• PROBLEM REQUIREMENTS
Quote the records exactly, starting at the first line and stopping after the line with "temps = np.arange(125, 301, 5)"; skip the pictures.

• TASK INPUTS
------------------------------

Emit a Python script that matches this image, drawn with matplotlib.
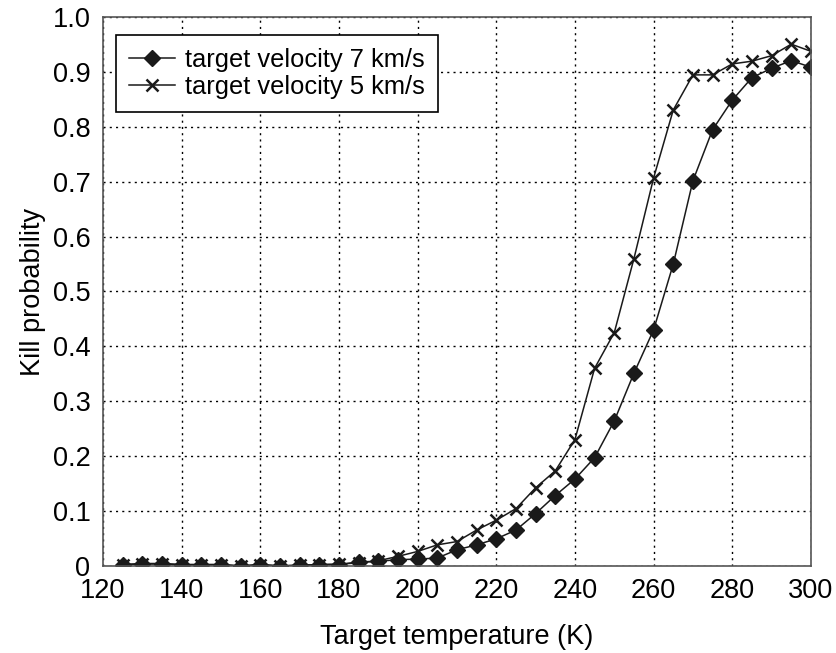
import numpy as np
import matplotlib
matplotlib.use('Agg')
import matplotlib.pyplot as plt

plt.rcParams['font.family'] = ['Liberation Sans', 'DejaVu Sans']

# target temperature (K)
temps = np.arange(125, 301, 5)

# kill probability, target velocity 7 km/s
kp_7 = [0.002, 0.004, 0.004, 0.002, 0.002, 0.002, -0.001, 0.002, -0.001, 0.001,
        0.002, 0.002, 0.007, 0.008, 0.011, 0.012, 0.014, 0.029, 0.038, 0.049,
        0.065, 0.095, 0.128, 0.158, 0.197, 0.264, 0.351, 0.430, 0.550, 0.702,
        0.795, 0.849, 0.890, 0.907, 0.921, 0.909]

# kill probability, target velocity 5 km/s
kp_5 = [0.002, 0.003, 0.003, 0.002, 0.002, 0.002, 0.000, 0.002, 0.000, 0.001,
        0.002, 0.003, 0.005, 0.009, 0.017, 0.026, 0.038, 0.044, 0.065, 0.083,
        0.104, 0.142, 0.173, 0.230, 0.360, 0.425, 0.560, 0.707, 0.831, 0.895,
        0.895, 0.915, 0.920, 0.930, 0.951, 0.938]

xticks = np.arange(120, 301, 20)
yticks = np.arange(0, 1.01, 0.1)
ytick_labels = ['0'] + ['%.1f' % v for v in yticks[1:]]

fig = plt.figure(figsize=(8.36, 6.53), dpi=100)
ax = fig.add_axes([0.1232, 0.1337, 0.8468, 0.8398])

ax.plot(temps, kp_7, color='#1a1a1a', lw=1.1, marker='D', ms=8,
        label='target velocity 7 km/s')
ax.plot(temps, kp_5, color='#1a1a1a', lw=1.1, marker='x', ms=8, mew=1.8,
        label='target velocity 5 km/s')

ax.set_xlim(120, 300)
ax.set_ylim(0, 1.0)
ax.set_xticks(xticks)
ax.set_yticks(yticks)
ax.set_yticklabels(ytick_labels)
ax.tick_params(length=0, labelsize=19.5)
ax.tick_params(axis='y', pad=9)
ax.tick_params(axis='x', pad=9)
ax.grid(True, color='black', linestyle=(0, (1.5, 3)), linewidth=1)
for s in ax.spines.values():
    s.set_color('#555555')
    s.set_linewidth(1.2)

ax.set_xlabel('Target temperature (K)', fontsize=19.5, labelpad=14)
ax.set_ylabel('Kill probability', fontsize=19.5, labelpad=5)

leg = ax.legend(loc='upper left', bbox_to_anchor=(0.019, 0.967), borderaxespad=0,
                fontsize=18.4, fancybox=False, framealpha=1, edgecolor='black',
                handlelength=1.8, handletextpad=0.4, borderpad=0.5,
                labelspacing=0.1)
leg.get_frame().set_linewidth(1.2)

fig.savefig('out.png', dpi=100)
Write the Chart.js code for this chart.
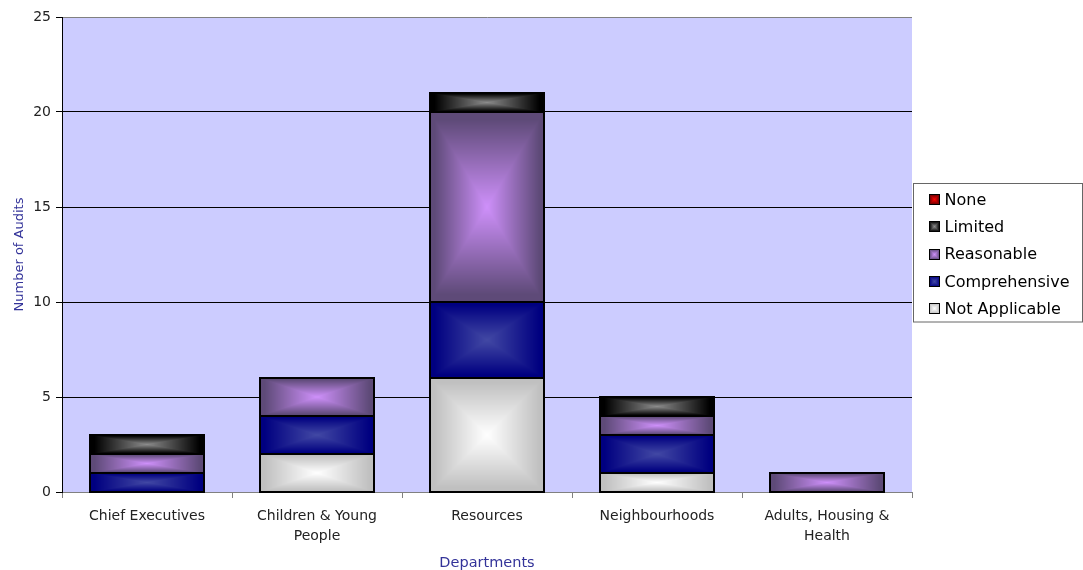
<!DOCTYPE html>
<html>
<head>
<meta charset="utf-8">
<script src="https://cdn.jsdelivr.net/npm/chart.js@4/dist/chart.umd.min.js"></script>
<style>
  html, body { margin: 0; padding: 0; background: #ffffff; }
  #wrap { width: 1083px; height: 570px; position: relative; }
</style>
</head>
<body>
<div id="wrap"><canvas id="chart"></canvas></div>
<script>
// Audit counts by department and assurance level
const departments = [
  ['Chief Executives'],
  ['Children & Young', 'People'],
  ['Resources'],
  ['Neighbourhoods'],
  ['Adults, Housing &', 'Health']
];
const notApplicable = [0, 2, 6, 1, 0];
const comprehensive = [1, 2, 4, 2, 0];
const reasonable    = [1, 2, 10, 1, 1];
const limited       = [1, 0, 1, 1, 0];
const none          = [0, 0, 0, 0, 0];
const yTicks = [0, 5, 10, 15, 20, 25];

// Edge and centre colours of each series' box gradient
const shades = {
  'Not Applicable': { edge: [192, 192, 192], center: [255, 255, 255] },
  'Comprehensive':  { edge: [0, 0, 128],     center: [66, 72, 164] },
  'Reasonable':     { edge: [94, 74, 120],   center: [206, 144, 250] },
  'Limited':        { edge: [0, 0, 0],       center: [140, 140, 140] },
  'None':           { edge: [96, 0, 0],      center: [255, 0, 0] }
};

const FONT = "'DejaVu Sans', 'Liberation Sans', sans-serif";
Chart.defaults.font.family = FONT;
Chart.defaults.color = '#000000';

// Fill a rectangle with a gradient that brightens from the edges toward the centre
function paintBox(ctx, x0, y0, w, h, shade) {
  const W = Math.max(1, Math.round(w)), H = Math.max(1, Math.round(h));
  const off = document.createElement('canvas');
  off.width = W; off.height = H;
  const octx = off.getContext('2d');
  const img = octx.createImageData(W, H);
  const hw = W / 2, hh = H / 2;
  for (let py = 0; py < H; py++) {
    for (let px = 0; px < W; px++) {
      const dx = Math.abs(px + 0.5 - hw) / hw;
      const dy = Math.abs(py + 0.5 - hh) / hh;
      const t = Math.min(1, Math.max(dx, dy) / 0.92);
      const i = (py * W + px) * 4;
      for (let c = 0; c < 3; c++) {
        img.data[i + c] = Math.round(shade.center[c] + (shade.edge[c] - shade.center[c]) * t);
      }
      img.data[i + 3] = 255;
    }
  }
  octx.putImageData(img, 0, 0);
  ctx.drawImage(off, Math.round(x0), Math.round(y0));
}

// Plot background
const plotBackground = {
  id: 'plotBackground',
  beforeDraw(chart) {
    const { ctx, chartArea: a } = chart;
    ctx.save();
    ctx.fillStyle = '#ccccff';
    ctx.fillRect(a.left, a.top, a.right - a.left, a.bottom - a.top);
    ctx.restore();
  }
};

// Shaded bar segments with dark outlines
const shadedBars = {
  id: 'shadedBars',
  afterDatasetsDraw(chart) {
    const ctx = chart.ctx;
    ctx.save();
    chart.data.datasets.forEach((ds, di) => {
      const meta = chart.getDatasetMeta(di);
      if (meta.hidden) return;
      meta.data.forEach(el => {
        const top = Math.min(el.y, el.base), bottom = Math.max(el.y, el.base);
        const h = bottom - top;
        if (h < 0.5) return;
        const left = el.x - el.width / 2;
        paintBox(ctx, left, top, el.width, h, shades[ds.label]);
      });
    });
    ctx.strokeStyle = '#000000';
    ctx.lineWidth = 2;
    chart.data.datasets.forEach((ds, di) => {
      const meta = chart.getDatasetMeta(di);
      meta.data.forEach(el => {
        const top = Math.min(el.y, el.base), bottom = Math.max(el.y, el.base);
        if (bottom - top < 0.5) return;
        const left = Math.round(el.x - el.width / 2);
        ctx.strokeRect(left, Math.round(top), Math.round(el.width), Math.round(bottom - top));
      });
    });
    ctx.restore();
  }
};

// Boxed legend to the right of the plot, top series first
const boxedLegend = {
  id: 'boxedLegend',
  afterDraw(chart) {
    const ctx = chart.ctx;
    const a = chart.chartArea;
    const boxLeft = a.right + 1.5, boxWidth = 169, rowH = 27.3;
    const items = chart.data.datasets.map(d => d.label).reverse();
    const boxH = rowH * items.length + 2;
    const boxTop = Math.round((a.top + a.bottom) / 2 - boxH / 2) - 1.5;
    ctx.save();
    ctx.fillStyle = '#ffffff';
    ctx.fillRect(boxLeft, boxTop, boxWidth, boxH);
    ctx.strokeStyle = '#666666';
    ctx.lineWidth = 1;
    ctx.strokeRect(boxLeft, boxTop, boxWidth, boxH);
    ctx.font = '16px ' + FONT;
    ctx.textBaseline = 'middle';
    items.forEach((label, i) => {
      const cy = boxTop + 2.5 + rowH * i + rowH / 2;
      const sx = boxLeft + 15;
      paintBox(ctx, sx, cy - 5.5, 11, 11, shades[label]);
      ctx.strokeStyle = '#000000';
      ctx.lineWidth = 1;
      ctx.strokeRect(Math.round(sx) + 0.5, Math.round(cy - 5.5) + 0.5, 10, 10);
      ctx.fillStyle = '#000000';
      ctx.fillText(label, boxLeft + 31, cy + 1);
    });
    ctx.restore();
  }
};

const series = [
  ['Not Applicable', notApplicable],
  ['Comprehensive', comprehensive],
  ['Reasonable', reasonable],
  ['Limited', limited],
  ['None', none]
];

new Chart(document.getElementById('chart'), {
  type: 'bar',
  data: {
    labels: departments,
    datasets: series.map(([label, data]) => ({
      label,
      data,
      backgroundColor: 'rgba(0,0,0,0)',
      borderWidth: 0,
      barPercentage: 0.67,
      categoryPercentage: 1.0
    }))
  },
  options: {
    responsive: true,
    maintainAspectRatio: false,
    animation: false,
    layout: { padding: { top: 17, right: 171, left: 0, bottom: 0 } },
    plugins: {
      legend: { display: false },
      tooltip: { enabled: false }
    },
    scales: {
      x: {
        stacked: true,
        afterFit(s) { s.height = 78; },
        grid: {
          offset: true,
          drawOnChartArea: false,
          tickLength: 6,
          tickColor: '#808080'
        },
        border: { color: '#808080', width: 1 },
        ticks: {
          maxRotation: 0,
          autoSkip: false,
          padding: 8,
          color: '#222222',
          font: { size: 14, lineHeight: 1.45 }
        },
        title: {
          display: true,
          text: 'Departments',
          color: '#333399',
          font: { size: 14.5, lineHeight: 1.0 },
          padding: { top: 0, bottom: 0 }
        }
      },
      y: {
        stacked: true,
        min: 0,
        max: 25,
        afterFit(s) { s.width = 62; },
        afterBuildTicks(s) { s.ticks = yTicks.map(v => ({ value: v })); },
        grid: {
          color: c => (c.tick && (c.tick.value === 25 || c.tick.value === 0)) ? '#808080' : '#000000',
          tickColor: '#000000',
          tickLength: 6
        },
        border: { color: '#000000', width: 1 },
        ticks: {
          padding: 5,
          color: '#222222',
          font: { size: 14 }
        },
        title: {
          display: true,
          text: 'Number of Audits',
          color: '#333399',
          font: { size: 13 },
          padding: { top: 12, bottom: 0 }
        }
      }
    }
  },
  plugins: [plotBackground, shadedBars, boxedLegend]
});
</script>
</body>
</html>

------------------------------

• SOLVED PROBLEM
Emit a Python script that matches this image, drawn with matplotlib.
import numpy as np
import matplotlib
matplotlib.use('Agg')
import matplotlib.pyplot as plt

plt.rcParams['font.family'] = ['Liberation Sans', 'DejaVu Sans']

# target temperature (K)
temps = np.arange(125, 301, 5)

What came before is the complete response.